The spouse likes to lead book groups. She works very hard at it. She reads the book two or three times. I often read the book that will be discussed, too, and she will bounce her ideas that she might raise with the group off me. I have never participated in one of her book discussions. We have decided that my presence would make her too nervous, but I am confident that she does an excellent job.
Some find it surprising that she is so good at it. After all, she was a scientist—a research neuroimmunologist–and those who are not familiar with science, which includes all too many of us, often think scientists are generally isolated in a tiny world of esoterica.
The spouse was not always a scientist. While she took some science courses in college, she majored in English. She then went on to get a master’s in English at the University of Chicago. We came to New York, and she kicked around some publishing houses. She found her advancement there hampered by being a “girl,” but she also realized that she had always really wanted to be a biologist. Working part-time, she went to New York’s City College to get science credits, including organic chemistry, that she needed to get into graduate school. She then was accepted into Cornell Medical School, where she got a Ph.D.

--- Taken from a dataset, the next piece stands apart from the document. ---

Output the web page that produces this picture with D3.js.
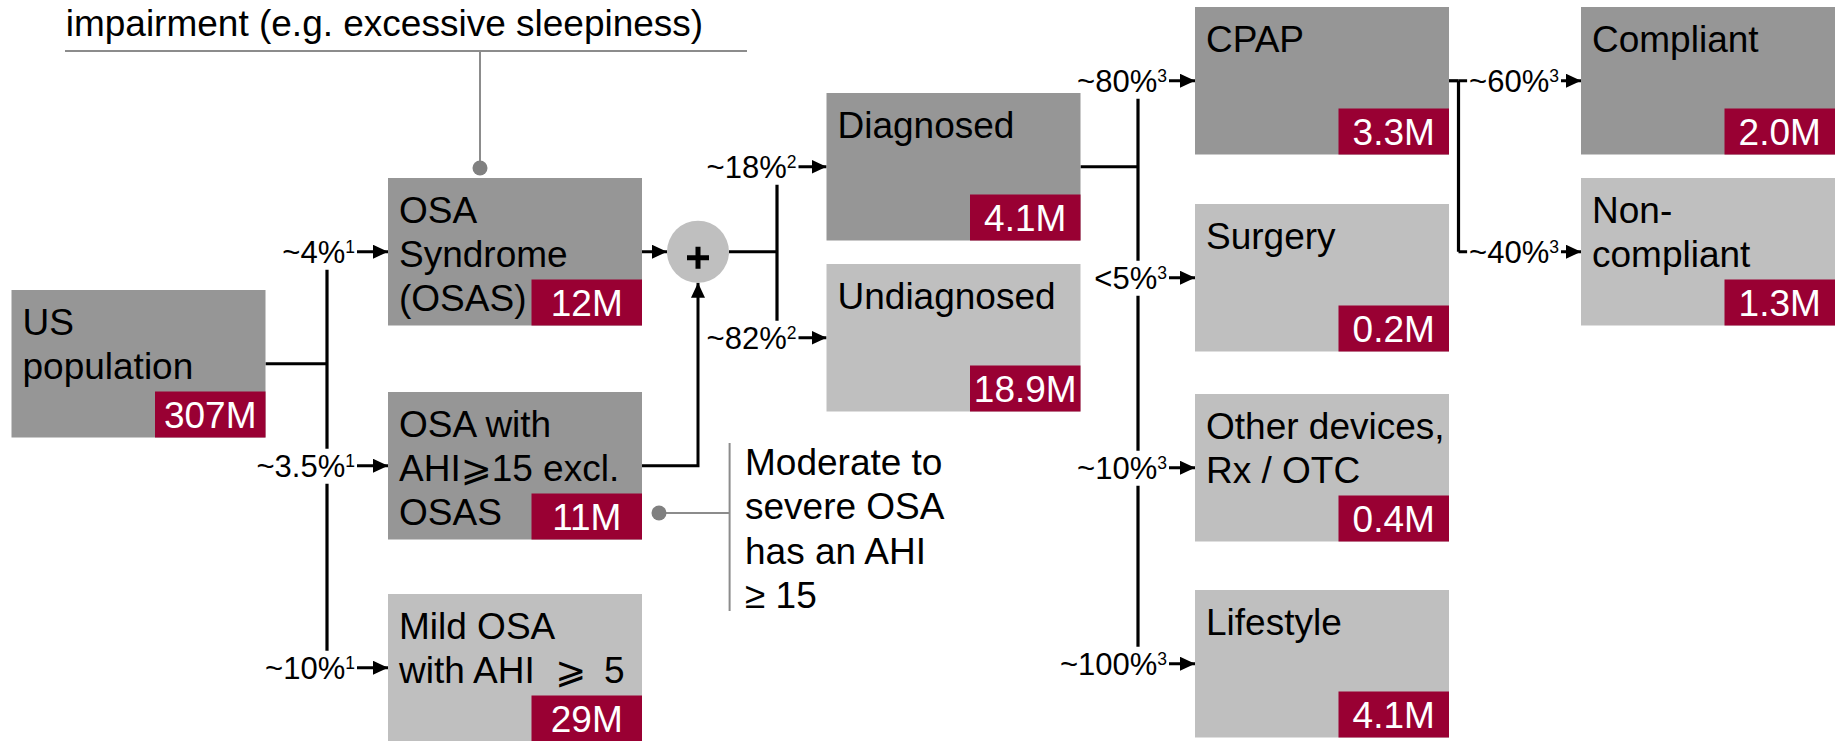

The road to being a scientist is a long one—graduate school, and then years of a post-doctoral fellowship, and finally, if one is lucky, a lab of one’s own, which she got and ran until she recently retired. But during all that time, she continued to read detective stories, classic literature, bestsellers, history. She is not alone. Her best scientific friend also reads.
I don’t find this surprising. Of course, many scientists such as C.P. Snow, Richard Feynmann, Lewis Thomas, and E.O. Wilson have been outstanding writers. (Freud wrote some interesting books, but only under the most generous definition can he be labeled a “scientist.”) While those extraordinary scientist-writers just might be regarded as exceptional, there is actually a systemic connection between good writers and good scientists.
Successful scientists are curious about the world. They want to understand nature and the universe and set out to explore the unknown. A relative once said to me that the spouse and I led such safe, ordinary, unadventurous lives. I, not surprisingly bristled, and wanted to lash back with all the James Bondish things in my life (if I could have thought of any), but mostly I was offended on behalf of the spouse. I replied, “She is a scientist, and she goes off to work each day trying to see and understand things that have never been seen or understood before with no guarantee that that will happen. Few things could be more adventuresome or daring than that!”
Research scientists are always seeking what has not been found before, and they do it with a wonder about the world. On some level, every scientist I know thinks nature is marvelous and feels a certain glee when something new is discovered about it.
The good writer also sets out to find what has not been found before, but in the writer’s case, it is a phrase, a sentence, a paragraph, a character, or a story. The writer, too, has to have a wonder about the world and observe it and learn from it. He or she must be able to see and remember what the rest of us cannot. They are part of the intelligent people that Blaise Pascal described: “The more intelligent a man is, the more originality he discovers in men. Ordinary people see no difference between men.” The good writer often sees distinctions and distinctiveness where others all see the same, not only in other people, but in many facets of the world. The good writer can describe or explain what many of us fail to see. As a result, our world expands. The scientist, who also seeks a greater understanding of the world, I think, can especially appreciate what a good writer has done.
Of course, the truths articulated by the scientist and the good writer are not the same. Perhaps this is too often a one-way street; while the scientist can understand the fresh insights or observations of the good writer, the scientist’s findings are often not understood outside the scientific community. But in their seeking of the previously unknown, both the good scientist and the good writer add to an understanding of the world. As Tracy Kidder and Richard Todd say in Good Prose: The Art of Nonfiction, “If you can trace the neural pathways of criminality, do you know more about criminals than Dostoyevsky knows? No, you know something different.”
We should not be surprised that scientists appreciate good literature and insightful history, or at least I am not surprised that the spouse does. You can ask her about microglia and the like, but if you want to think more deeply about The Gentleman from Moscow, The Sound and The Fury, or The Children Act, she has some questions for you.
Randy, this is wonderful, and knowing “the spouse” as I do, you have beautifully captured her essence! Thank you!